Nous rassemblons des comités militants qui, par définition, évoluent. En gros, notre noyau dur est constitué d’une centaine de collectifs. On touche entre 250 et 300 localités ou sites hospitaliers. Quand nous avons fondé la Coordination à Saint-Affrique en 2004, nous l’avons fait avec des comités qui existaient depuis vingt ans. Nous étions alors une quarantaine. Depuis la loi Bachelot, nous enregistrons de nouvelles recrues. Et si au démarrage, nous avions une étiquette de « localisme » – je défendais, par exemple, la « Franche-Comté profonde » –, aujourd’hui, ce n’est plus le cas. La région parisienne nous a rejoints (Ivry, Juvisy…), de grandes villes comme Bordeaux sont très actives. Le cas de la maternité de Saint-Antoine, à Paris, est assez emblématique. Il montre que si les menaces de fermeture ont touché d’abord les hôpitaux de proximité isolés, elles touchent maintenant les CHU. Le problème à Saint-Antoine est le même qu’à Valréas : à la campagne comme à Paris, les gens ont besoin d’une structure proche de chez eux.
Avez-vous eu le sentiment que la question des soins de proximité a été bien relayée par les parlementaires dans le cadre, notamment, de l’examen du PLFSS (projet de loi de financement de la Sécurité sociale) ?
Les élus locaux ne peuvent plus nier la réalité de terrain. Ils entendent les usagers qui râlent, ils savent que des femmes accouchent sur le bord de la route. En 1998, le premier Livre blanc de l’APVF [Association des petites villes de France] sur les hôpitaux émanait d’une poignée de convaincus. Aujourd’hui, le phénomène est patent. Tous les départements voient augmenter l’activité des pompiers, certains s’interrogent sur l’achat d’un hélicoptère… Les parlementaires ont une conscience plus forte du problème, le débat public est plus riche.
Mais cette prise de conscience est une chose, le débat budgétaire en est une autre. Je connais des élus d’une très grande fermeté dans leur circonscription sur la défense des hôpitaux de proximité qui ont quand même voté la loi HPST.
Que représente pour vous l’affaire de Valréas, dans le Vaucluse, où la maternité, fermée par la ministre, a finalement rouvert sur décision de justice ?
Un gros espoir. L’affaire reste à juger au fond mais les défenseurs de la maternité (les personnels du secteur, les élus, les usagers et des professions locales comme les viticulteurs) n’ont pas hésité à accuser la ministre en personne et le tribunal administratif leur a donné raison. Des décisions du même ordre ont été rendues à Lannemezan, à Die, à Carhaix. À Luçon, nous avons gagné en appel et en Conseil d’État ! Chaque fois, nous avons plaidé l’inégalité d’accès aux soins, les spécificités locales, l’obligation de régularité. Et de plus en plus, la justice – peut-être sensibilisé au sujet par la fermeture de ses propres structures – nous suit.
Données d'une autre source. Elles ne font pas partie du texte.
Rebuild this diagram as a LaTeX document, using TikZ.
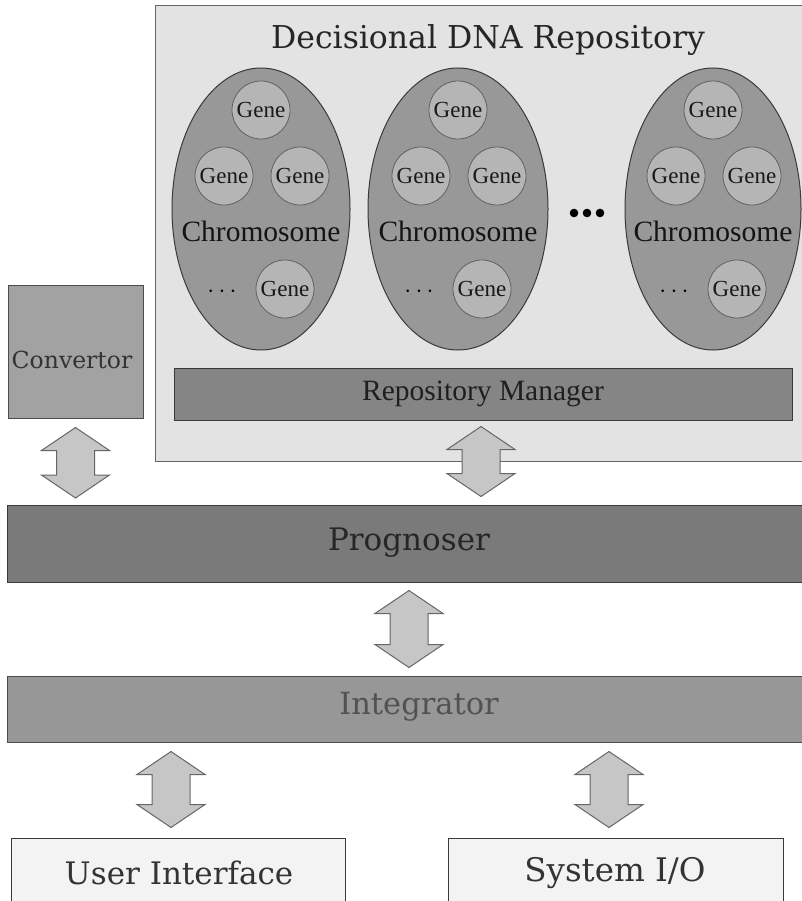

La « lutte contre les dépassements d’honoraires » fait partie des thèmes dont vous allez débattre demain à Die. C’est un problème dans les hôpitaux de proximité ?
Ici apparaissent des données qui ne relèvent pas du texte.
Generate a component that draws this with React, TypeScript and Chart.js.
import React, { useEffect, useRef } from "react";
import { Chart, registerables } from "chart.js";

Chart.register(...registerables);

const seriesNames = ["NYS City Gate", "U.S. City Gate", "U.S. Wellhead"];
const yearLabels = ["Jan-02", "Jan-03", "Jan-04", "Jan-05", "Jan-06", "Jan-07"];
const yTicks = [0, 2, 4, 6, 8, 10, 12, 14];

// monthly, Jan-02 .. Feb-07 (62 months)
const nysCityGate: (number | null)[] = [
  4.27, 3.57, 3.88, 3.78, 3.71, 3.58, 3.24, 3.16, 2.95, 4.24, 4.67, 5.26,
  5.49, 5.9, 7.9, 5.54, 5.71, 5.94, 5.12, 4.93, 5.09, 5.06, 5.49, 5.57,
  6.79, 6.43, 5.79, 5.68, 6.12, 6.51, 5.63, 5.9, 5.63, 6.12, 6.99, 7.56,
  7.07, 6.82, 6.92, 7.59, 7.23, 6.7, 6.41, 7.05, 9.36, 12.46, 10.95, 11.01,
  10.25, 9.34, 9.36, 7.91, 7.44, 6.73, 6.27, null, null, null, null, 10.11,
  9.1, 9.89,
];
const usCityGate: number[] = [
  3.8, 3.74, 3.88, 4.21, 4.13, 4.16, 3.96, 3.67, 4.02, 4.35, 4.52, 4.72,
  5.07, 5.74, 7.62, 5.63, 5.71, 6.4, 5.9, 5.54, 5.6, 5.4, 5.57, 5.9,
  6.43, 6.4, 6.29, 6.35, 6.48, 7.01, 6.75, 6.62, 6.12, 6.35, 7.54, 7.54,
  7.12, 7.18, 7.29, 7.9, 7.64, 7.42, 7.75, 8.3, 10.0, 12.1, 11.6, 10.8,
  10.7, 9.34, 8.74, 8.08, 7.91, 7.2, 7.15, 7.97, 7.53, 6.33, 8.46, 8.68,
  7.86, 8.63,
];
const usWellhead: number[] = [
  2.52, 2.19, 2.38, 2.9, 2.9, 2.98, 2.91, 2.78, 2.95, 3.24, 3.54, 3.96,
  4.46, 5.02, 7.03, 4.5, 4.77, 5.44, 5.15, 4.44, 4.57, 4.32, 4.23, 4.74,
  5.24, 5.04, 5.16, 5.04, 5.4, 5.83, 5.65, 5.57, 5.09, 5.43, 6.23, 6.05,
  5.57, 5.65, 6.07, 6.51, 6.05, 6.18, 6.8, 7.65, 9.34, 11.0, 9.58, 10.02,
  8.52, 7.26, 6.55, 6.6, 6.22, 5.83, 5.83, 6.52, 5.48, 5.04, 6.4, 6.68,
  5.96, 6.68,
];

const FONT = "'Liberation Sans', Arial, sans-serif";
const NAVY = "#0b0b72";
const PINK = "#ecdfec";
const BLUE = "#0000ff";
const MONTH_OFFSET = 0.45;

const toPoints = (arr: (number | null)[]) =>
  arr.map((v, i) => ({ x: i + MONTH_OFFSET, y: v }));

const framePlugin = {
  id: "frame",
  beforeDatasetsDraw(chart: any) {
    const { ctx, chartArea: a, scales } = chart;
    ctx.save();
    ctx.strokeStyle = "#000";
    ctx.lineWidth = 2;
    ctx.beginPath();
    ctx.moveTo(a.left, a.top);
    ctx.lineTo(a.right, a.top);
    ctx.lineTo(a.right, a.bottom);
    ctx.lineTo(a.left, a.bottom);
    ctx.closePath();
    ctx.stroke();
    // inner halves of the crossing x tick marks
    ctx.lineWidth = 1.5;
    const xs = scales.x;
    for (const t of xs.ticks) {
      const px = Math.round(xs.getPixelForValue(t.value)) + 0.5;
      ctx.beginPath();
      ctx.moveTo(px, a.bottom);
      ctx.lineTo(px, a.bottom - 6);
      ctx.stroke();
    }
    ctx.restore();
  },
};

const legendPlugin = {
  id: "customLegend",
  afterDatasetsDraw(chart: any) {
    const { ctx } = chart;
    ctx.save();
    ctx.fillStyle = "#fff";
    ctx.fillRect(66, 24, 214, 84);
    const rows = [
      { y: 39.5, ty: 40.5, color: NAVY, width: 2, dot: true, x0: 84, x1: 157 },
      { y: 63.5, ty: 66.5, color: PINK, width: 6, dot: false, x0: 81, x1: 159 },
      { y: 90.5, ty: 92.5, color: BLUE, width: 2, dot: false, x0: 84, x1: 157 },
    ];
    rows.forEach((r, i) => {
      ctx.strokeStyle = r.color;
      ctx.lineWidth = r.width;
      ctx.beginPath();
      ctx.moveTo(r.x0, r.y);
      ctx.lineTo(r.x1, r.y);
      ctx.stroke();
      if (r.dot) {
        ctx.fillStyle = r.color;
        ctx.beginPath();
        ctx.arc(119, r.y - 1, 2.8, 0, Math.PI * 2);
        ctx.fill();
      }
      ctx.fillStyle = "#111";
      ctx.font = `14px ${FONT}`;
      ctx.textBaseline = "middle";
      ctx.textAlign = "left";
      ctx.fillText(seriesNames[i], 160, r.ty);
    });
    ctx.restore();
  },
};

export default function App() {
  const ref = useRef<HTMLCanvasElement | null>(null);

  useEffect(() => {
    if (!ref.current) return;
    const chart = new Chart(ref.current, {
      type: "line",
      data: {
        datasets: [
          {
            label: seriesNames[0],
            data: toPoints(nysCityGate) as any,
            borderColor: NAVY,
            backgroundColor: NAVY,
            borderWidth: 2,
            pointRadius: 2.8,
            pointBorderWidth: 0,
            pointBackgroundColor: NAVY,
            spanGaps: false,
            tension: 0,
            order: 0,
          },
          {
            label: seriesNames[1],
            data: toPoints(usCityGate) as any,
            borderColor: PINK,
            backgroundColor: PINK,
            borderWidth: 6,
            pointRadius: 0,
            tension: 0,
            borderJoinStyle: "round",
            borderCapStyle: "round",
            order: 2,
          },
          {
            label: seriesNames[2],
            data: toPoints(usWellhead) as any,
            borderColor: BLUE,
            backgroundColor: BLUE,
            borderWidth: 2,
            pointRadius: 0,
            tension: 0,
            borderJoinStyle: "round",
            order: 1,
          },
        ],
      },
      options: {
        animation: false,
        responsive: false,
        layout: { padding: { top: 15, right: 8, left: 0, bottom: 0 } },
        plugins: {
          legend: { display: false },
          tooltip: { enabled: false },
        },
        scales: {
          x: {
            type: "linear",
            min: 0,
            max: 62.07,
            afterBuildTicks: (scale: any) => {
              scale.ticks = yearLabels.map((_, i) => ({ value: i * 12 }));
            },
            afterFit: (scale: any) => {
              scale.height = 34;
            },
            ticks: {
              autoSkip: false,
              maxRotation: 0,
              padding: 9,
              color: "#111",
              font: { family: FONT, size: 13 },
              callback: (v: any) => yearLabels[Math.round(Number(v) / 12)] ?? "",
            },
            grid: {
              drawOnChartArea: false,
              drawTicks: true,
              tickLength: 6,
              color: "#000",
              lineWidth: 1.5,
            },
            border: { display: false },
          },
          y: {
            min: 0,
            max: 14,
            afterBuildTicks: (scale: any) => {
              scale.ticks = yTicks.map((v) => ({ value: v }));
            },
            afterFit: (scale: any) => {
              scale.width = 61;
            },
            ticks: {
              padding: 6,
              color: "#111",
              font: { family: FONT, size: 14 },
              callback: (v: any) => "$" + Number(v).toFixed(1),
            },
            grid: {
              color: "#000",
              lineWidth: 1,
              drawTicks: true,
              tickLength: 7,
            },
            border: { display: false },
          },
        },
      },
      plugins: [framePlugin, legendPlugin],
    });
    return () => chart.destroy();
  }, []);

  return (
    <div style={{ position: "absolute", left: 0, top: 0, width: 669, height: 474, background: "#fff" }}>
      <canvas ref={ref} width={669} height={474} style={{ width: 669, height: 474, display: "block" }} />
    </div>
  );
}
Bien sûr. Cela nous concerne d’autant plus que là où le service public est touché, c’est le privé qui prend le relais, avec des dépassements d’honoraires à la clé. Il y a à ce jour une centaine de localités en France où le secteur public de santé n’existant plus, les gens n’ont pas le choix : soit ils vont se faire soigner ailleurs, soit ils paient plus cher.